> SOURCE MATERIAL
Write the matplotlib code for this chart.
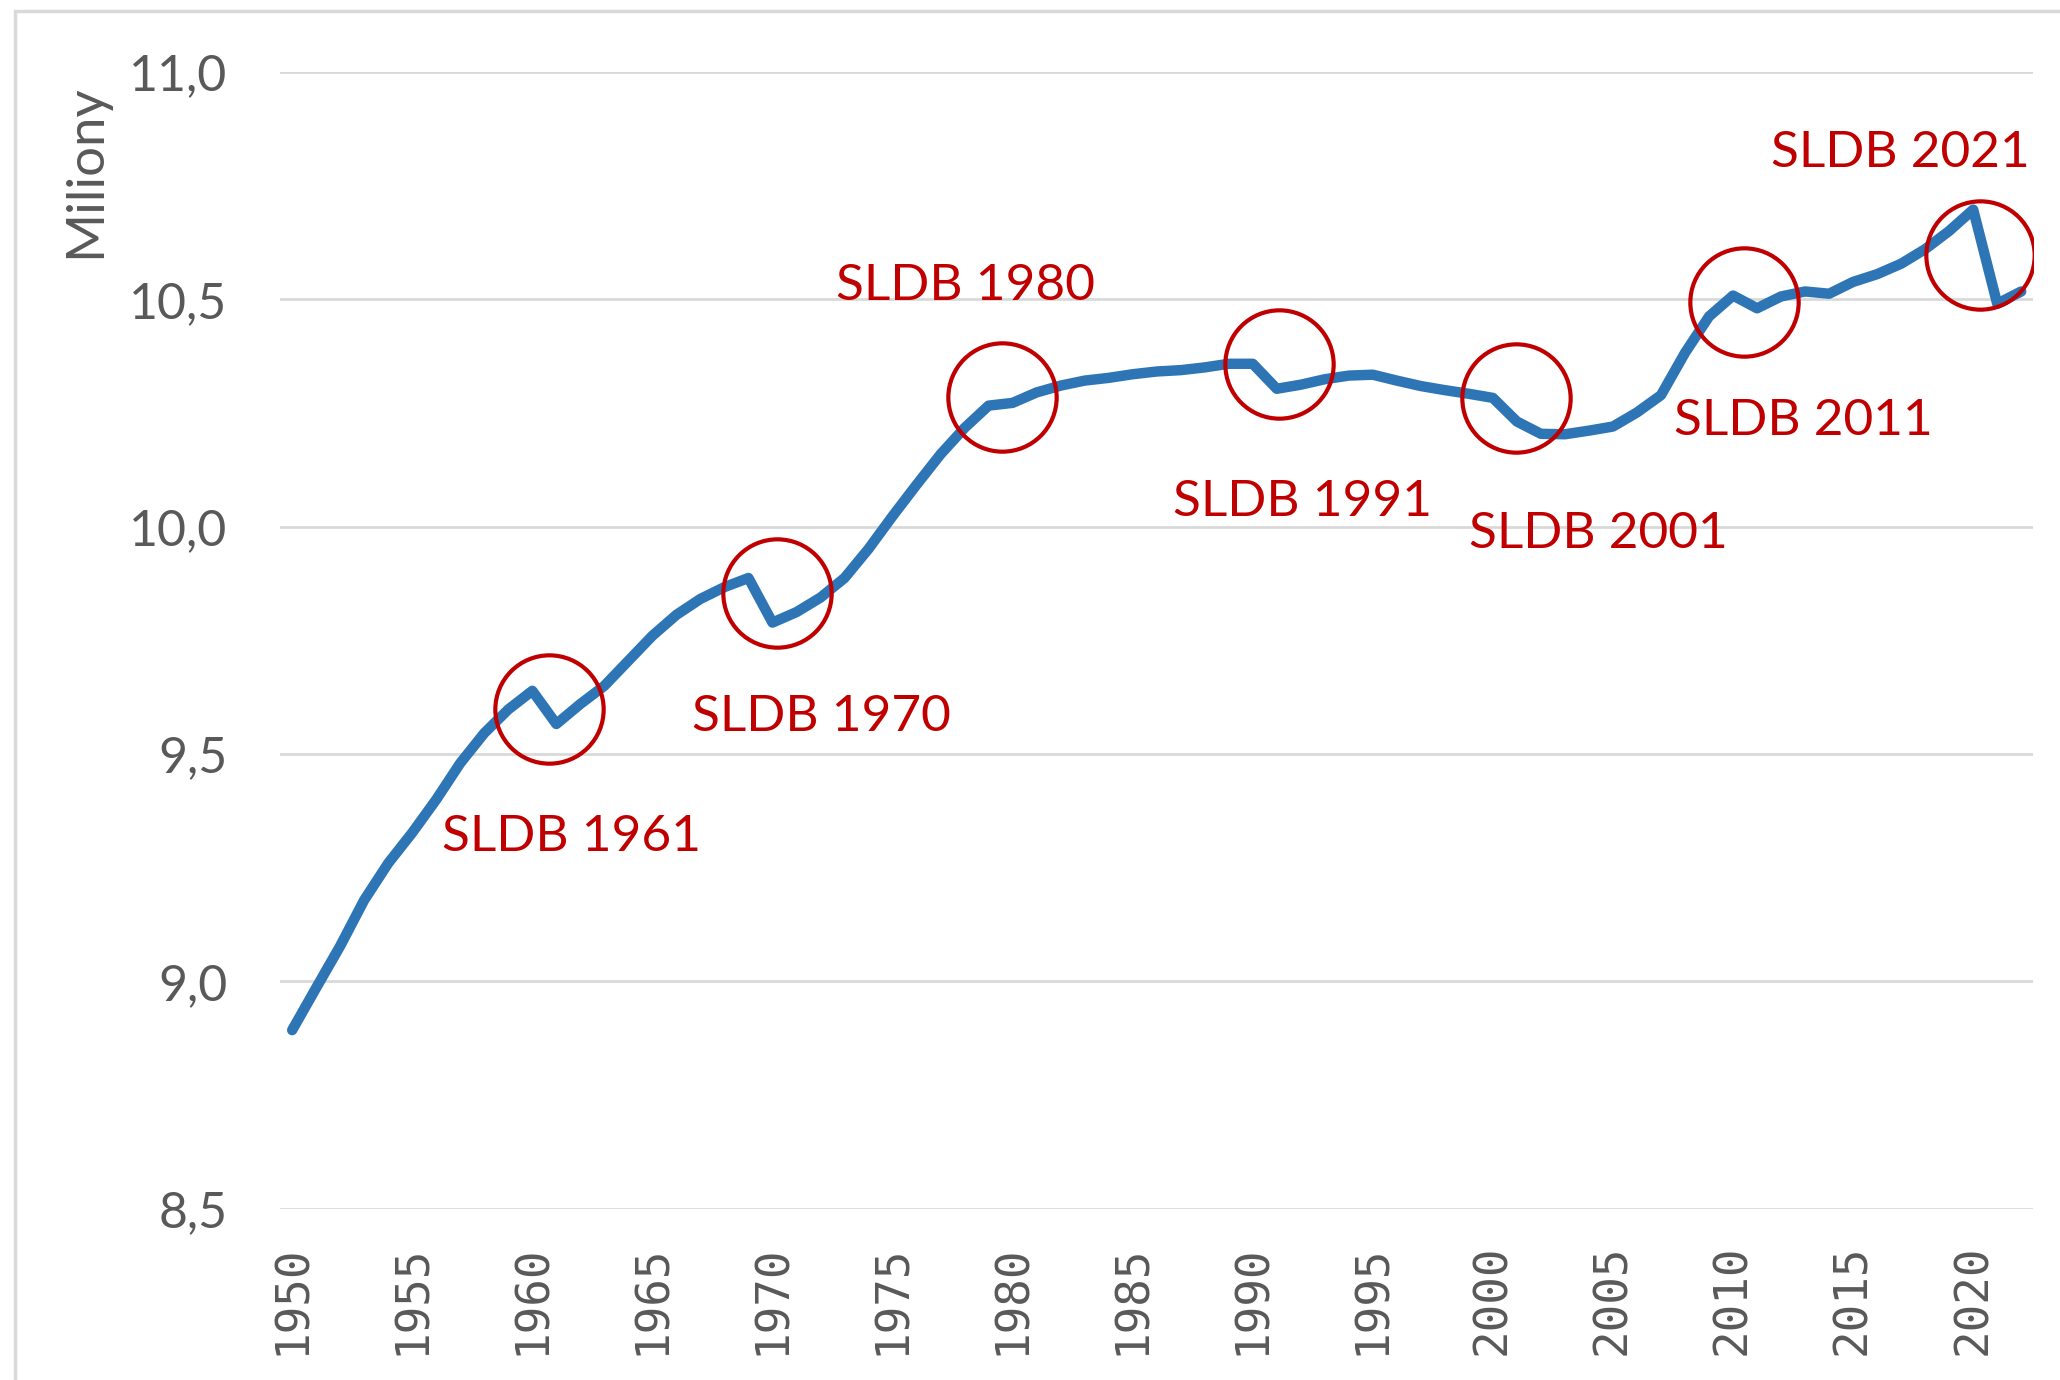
import matplotlib.pyplot as plt
from matplotlib.patches import Rectangle

# Population of Czechia, millions
years = list(range(1950, 2023))
population = [
    8.893, 8.986, 9.078, 9.179, 9.260, 9.327, 9.400, 9.480, 9.546, 9.598,
    9.639, 9.566, 9.610, 9.650, 9.705, 9.760, 9.806, 9.841, 9.867, 9.887,
    9.789, 9.812, 9.844, 9.887, 9.951, 10.023, 10.092, 10.159, 10.217, 10.266,
    10.272, 10.295, 10.310, 10.321, 10.327, 10.335, 10.341, 10.344, 10.350, 10.358,
    10.358, 10.303, 10.312, 10.324, 10.332, 10.334, 10.321, 10.309, 10.300, 10.292,
    10.283, 10.231, 10.204, 10.203, 10.211, 10.220, 10.251, 10.289, 10.382, 10.462,
    10.508, 10.480, 10.506, 10.517, 10.512, 10.538, 10.555, 10.578, 10.610, 10.650,
    10.697, 10.490, 10.517,
]

# census labels (SLDB) with circle centres and label centres
census_labels = ['SLDB 1961', 'SLDB 1970', 'SLDB 1980', 'SLDB 1991',
                 'SLDB 2001', 'SLDB 2011', 'SLDB 2021']
circle_x = [1960.71, 1970.17, 1979.57, 1991.11, 2000.95, 2010.46, 2020.30]
circle_y = [9.598, 9.855, 10.286, 10.358, 10.283, 10.494, 10.598]
label_x = [1961.64, 1972.03, 1978.04, 1992.09, 2004.39, 2012.92, 2016.97]
label_y = [9.317, 9.582, 10.528, 10.054, 9.984, 10.233, 10.822]

y_ticks = [8.5, 9.0, 9.5, 10.0, 10.5, 11.0]
x_ticks = list(range(1950, 2021, 5))

grey = '#595959'
red = '#C00000'

plt.rcParams['font.family'] = ['Lato', 'DejaVu Sans']

fig = plt.figure(figsize=(20.6, 13.8), dpi=100)
ax = fig.add_axes([0.136, 0.124, 0.851, 0.824])

# outer chart border (cut by the image edge on right and bottom)
fig.patches.append(Rectangle((15 / 2060, -0.05), 1.2, 1 - 11 / 1380 + 0.05,
                             transform=fig.transFigure, fill=False,
                             edgecolor='#D9D9D9', linewidth=2.5))

ax.plot(years, population, color='#2E75B6', linewidth=7.5,
        solid_joinstyle='round', solid_capstyle='round', zorder=3)

ax.plot(circle_x, circle_y, linestyle='none', marker='o', markersize=78,
        markerfacecolor='none', markeredgecolor=red, markeredgewidth=3, zorder=4)

for lab, lx, ly in zip(census_labels, label_x, label_y):
    ax.text(lx, ly, lab, color=red, fontsize=37, ha='center', va='center', zorder=5)

ax.set_xlim(1949.5, 2022.5)
ax.set_ylim(8.5, 11.0)
ax.set_yticks(y_ticks)
ax.set_yticklabels([f'{v:.1f}'.replace('.', ',') for v in y_ticks])
ax.set_xticks(x_ticks)
ax.set_xticklabels([str(x) for x in x_ticks], rotation=90,
                   fontfamily='DejaVu Sans Mono')
ax.tick_params(axis='y', length=0, pad=38, labelsize=36, labelcolor=grey)
ax.tick_params(axis='x', length=0, pad=26, labelsize=33, labelcolor=grey)
ax.grid(axis='y', color='#D9D9D9', linewidth=2)
ax.set_axisbelow(True)
for s in ax.spines.values():
    s.set_visible(False)

fig.text(65 / 1568, 1 - 130 / 1050, 'Miliony', rotation=90, color=grey,
         fontsize=38, ha='center', va='center')

fig.savefig('out.png', dpi=100)
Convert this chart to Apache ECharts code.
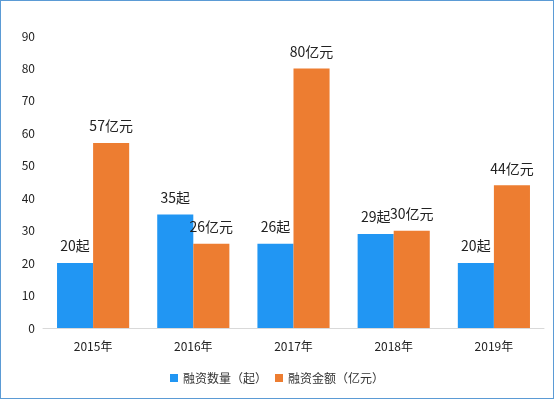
<!DOCTYPE html>
<html><head><meta charset="utf-8">
<script src="https://cdn.jsdelivr.net/npm/echarts@6/dist/echarts.min.js"></script>
<style>
html,body{margin:0;padding:0;background:#fff;}
#box{position:absolute;left:0;top:0;width:552px;height:397px;border:1px solid #5B9BD5;}
#c{width:552px;height:397px;}
</style></head>
<body><div id="box"><div id="c"></div></div>
<script>
const categories = ['2015年','2016年','2017年','2018年','2019年'];
const countValues = [20, 35, 26, 29, 20];
const amountValues = [57, 26, 80, 30, 44];
const seriesNames = ['融资数量（起）','融资金额（亿元）'];
const font = '"Noto Sans CJK SC", "Microsoft YaHei", sans-serif';
const chart = echarts.init(document.getElementById('c'));
chart.setOption({
  animation:false,
  textStyle:{fontFamily:font},
  grid:{left:42,right:9,top:35,bottom:70},
  legend:{bottom:9,left:'center',itemWidth:8,itemHeight:8,itemGap:8,icon:'rect',
    textStyle:{fontSize:12,color:'#333',fontFamily:font},data:seriesNames},
  xAxis:{type:'category',data:categories,
    axisLine:{lineStyle:{color:'#d9d9d9'}},axisTick:{show:false},
    axisLabel:{color:'#222',fontSize:12,margin:12,fontFamily:font}},
  yAxis:{type:'value',min:0,max:90,interval:10,
    axisLine:{show:false},axisTick:{show:false},splitLine:{show:false},
    axisLabel:{color:'#222',fontSize:12,margin:8,fontFamily:font}},
  series:[
    {name:seriesNames[0],type:'bar',data:countValues,barGap:'0%',barCategoryGap:'28%',
     itemStyle:{color:'#2196F3'},
     label:{show:true,position:'top',distance:10,fontSize:14,color:'#222',fontFamily:font,formatter:'{c}起'}},
    {name:seriesNames[1],type:'bar',data:amountValues,
     itemStyle:{color:'#ED7D31'},
     label:{show:true,position:'top',distance:10,fontSize:14,color:'#222',fontFamily:font,formatter:'{c}亿元'}}
  ]
});
</script></body></html>
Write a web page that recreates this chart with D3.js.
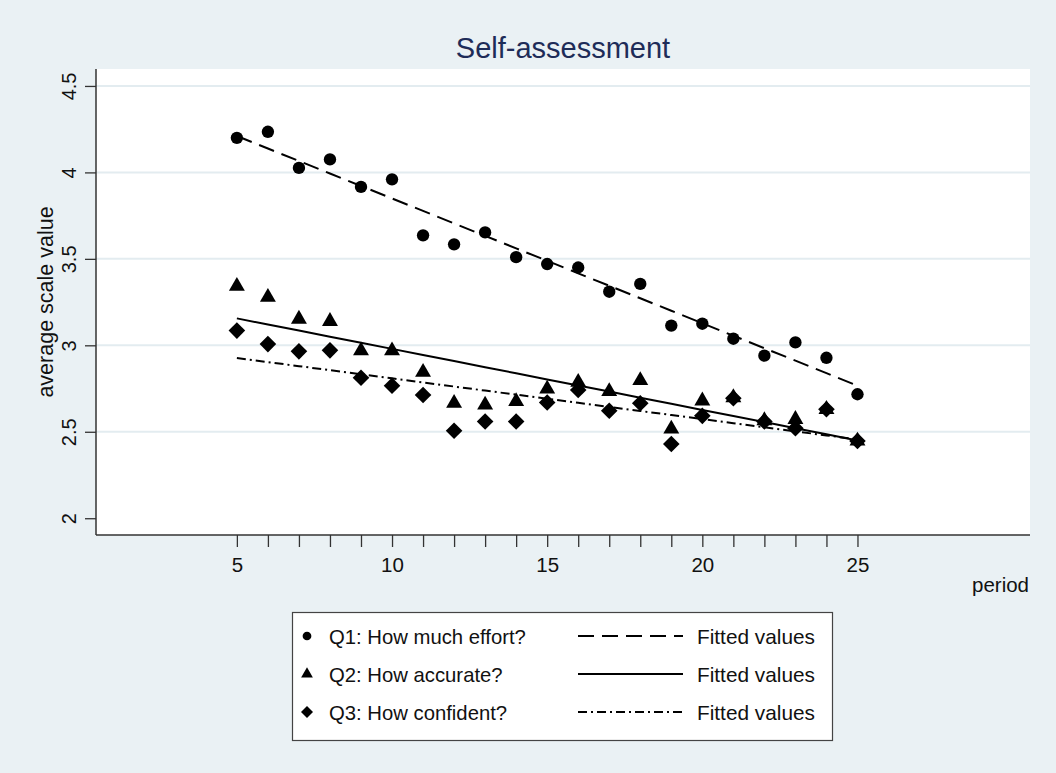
<!DOCTYPE html>
<html>
<head>
<meta charset="utf-8">
<script src="https://cdn.jsdelivr.net/npm/d3@7"></script>
<style>
  html, body { margin: 0; padding: 0; background: #eaf1f4; }
  svg { display: block; }
  text { font-family: "Liberation Sans", Arial, sans-serif; }
</style>
</head>
<body>
<svg id="chart" width="1056" height="773"></svg>
<script>
// ---- data ----
const periods = [5,6,7,8,9,10,11,12,13,14,15,16,17,18,19,20,21,22,23,24,25];
const q1Effort = [4.20,4.235,4.026,4.075,3.916,3.96,3.636,3.584,3.653,3.51,3.47,3.45,3.31,3.355,3.114,3.125,3.038,2.94,3.017,2.928,2.717];
const q2Accurate = [3.342,3.278,3.152,3.139,2.969,2.969,2.845,2.665,2.655,2.675,2.748,2.787,2.733,2.797,2.516,2.679,2.698,2.565,2.572,2.63,2.447];
const q3Confident = [3.085,3.007,2.965,2.971,2.812,2.766,2.713,2.506,2.559,2.559,2.669,2.742,2.622,2.665,2.429,2.592,2.694,2.559,2.52,2.63,2.447];
const seriesNames = ["Q1: How much effort?", "Q2: How accurate?", "Q3: How confident?"];
const fitName = "Fitted values";
const xTicksMajor = [5,10,15,20,25];
const xTicksMinor = d3.range(5, 26);
const yTicks = [2,2.5,3,3.5,4,4.5];
const yTickLabels = ["2","2.5","3","3.5","4","4.5"];
const titleText = "Self-assessment";
const xTitle = "period";
const yTitle = "average scale value";

// ---- layout ----
const svg = d3.select("#chart");
const plot = {left: 96, right: 1030, top: 69, bottom: 535};
const x = d3.scaleLinear().domain([0.46, 30.56]).range([plot.left, plot.right]);
const y = d3.scaleLinear().domain([1.903, 4.598]).range([plot.bottom, plot.top]);
const FONT = "Liberation Sans, Arial, sans-serif";

svg.append("rect").attr("width", 1056).attr("height", 773).attr("fill", "#eaf1f4");
svg.append("rect").attr("x", plot.left).attr("y", plot.top)
  .attr("width", plot.right - plot.left).attr("height", plot.bottom - plot.top).attr("fill", "#ffffff");

// grid
svg.append("g").selectAll("line").data(yTicks.filter(d => d > 2)).join("line")
  .attr("x1", plot.left).attr("x2", plot.right)
  .attr("y1", d => y(d)).attr("y2", d => y(d))
  .attr("stroke", "#e3ecf0").attr("stroke-width", 2);

// axes
const ax = svg.append("g").attr("transform", `translate(0,${plot.bottom})`)
  .call(d3.axisBottom(x).tickValues(xTicksMinor).tickSize(12).tickSizeOuter(0)
    .tickFormat(d => xTicksMajor.includes(d) ? String(d) : ""));
ax.select(".domain").remove();
ax.selectAll(".tick line").attr("stroke", "#333").attr("stroke-width", 1.3);
ax.selectAll(".tick text").attr("font-size", 20.5).attr("fill", "#111")
  .attr("y", 37).attr("dy", null)
  .attr("font-family", FONT);

const ay = svg.append("g").attr("transform", `translate(${plot.left},0)`)
  .call(d3.axisLeft(y).tickValues(yTicks).tickSize(11).tickSizeOuter(0)
    .tickFormat((d, i) => yTickLabels[i]));
ay.select(".domain").remove();
ay.selectAll(".tick line").attr("stroke", "#333").attr("stroke-width", 1.3);
ay.selectAll(".tick text").attr("font-size", 20).attr("fill", "#111")
  .attr("font-family", FONT)
  .attr("x", null).attr("dy", null)
  .attr("text-anchor", "middle")
  .attr("transform", "translate(-20,0) rotate(-90)");

svg.append("line").attr("x1", plot.left).attr("x2", plot.left).attr("y1", plot.top).attr("y2", plot.bottom)
  .attr("stroke", "#333").attr("stroke-width", 1.5);
svg.append("line").attr("x1", plot.left).attr("x2", plot.right).attr("y1", plot.bottom).attr("y2", plot.bottom)
  .attr("stroke", "#333").attr("stroke-width", 1.5);

// titles
svg.append("text").attr("x", (plot.left + plot.right) / 2).attr("y", 58)
  .attr("text-anchor", "middle").attr("font-size", 29).attr("fill", "#1e2c58").text(titleText);
svg.append("text").attr("x", plot.right - 1).attr("y", 592)
  .attr("text-anchor", "end").attr("font-size", 20.5).attr("fill", "#111").text(xTitle);
svg.append("text").attr("transform", `translate(53,${(plot.top + plot.bottom) / 2}) rotate(-90)`)
  .attr("text-anchor", "middle")
  .attr("font-size", 21.5).attr("fill", "#111").text(yTitle);

// regression
function fit(xs, ys) {
  const mx = d3.mean(xs), my = d3.mean(ys);
  let sxy = 0, sxx = 0;
  xs.forEach((xv, i) => { sxy += (xv - mx) * (ys[i] - my); sxx += (xv - mx) ** 2; });
  const b = sxy / sxx, a = my - b * mx;
  return xs.map(xv => a + b * xv);
}

const allSeries = [q1Effort, q2Accurate, q3Confident];
const dashes = ["16,8", null, "9,4,2,4"];
const diamondPath = (s) => `M0,${-s}L${s},0L0,${s}L${-s},0Z`;
const symbols = [
  d3.symbol().type(d3.symbolCircle).size(120)(),
  d3.symbol().type(d3.symbolTriangle).size(110)(),
  diamondPath(8.3)
];
const legendSymbols = [
  d3.symbol().type(d3.symbolCircle).size(60)(),
  d3.symbol().type(d3.symbolTriangle).size(60)(),
  diamondPath(6)
];

// markers
allSeries.forEach((vals, si) => {
  svg.append("g").selectAll("path").data(vals).join("path")
    .attr("d", symbols[si])
    .attr("transform", (d, i) => `translate(${x(periods[i])},${y(d)})`)
    .attr("fill", "#000");
});

// fitted lines
const line = d3.line().x((d, i) => x(periods[i])).y(d => y(d));
allSeries.forEach((vals, si) => {
  const fv = fit(periods, vals);
  svg.append("path").datum(fv).attr("d", line)
    .attr("fill", "none").attr("stroke", "#000").attr("stroke-width", 2)
    .attr("stroke-dasharray", dashes[si]);
});

// legend
const lg = svg.append("g");
lg.append("rect").attr("x", 292.5).attr("y", 612.5).attr("width", 540).attr("height", 128)
  .attr("fill", "#fff").attr("stroke", "#444").attr("stroke-width", 1.2);
const rowY = [636, 674, 712];
seriesNames.forEach((name, i) => {
  lg.append("path").attr("d", legendSymbols[i]).attr("transform", `translate(307,${rowY[i]})`).attr("fill", "#000");
  lg.append("text").attr("x", 329).attr("y", rowY[i] + 7.5)
    .attr("font-size", 20.3).attr("fill", "#111").text(name);
  lg.append("line").attr("x1", 578).attr("x2", 683).attr("y1", rowY[i]).attr("y2", rowY[i])
    .attr("stroke", "#000").attr("stroke-width", 2).attr("stroke-dasharray", dashes[i]);
  lg.append("text").attr("x", 697).attr("y", rowY[i] + 7.5)
    .attr("font-size", 20.8).attr("fill", "#111").text(fitName);
});
</script>
</body>
</html>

> WHAT TO WORK ON
Every line above that contains the word "this" should be reported.

> TASK SOLUTION
Write the matplotlib code for this chart.
Convert this chart to Apache ECharts code.
Write a web page that recreates this chart with D3.js.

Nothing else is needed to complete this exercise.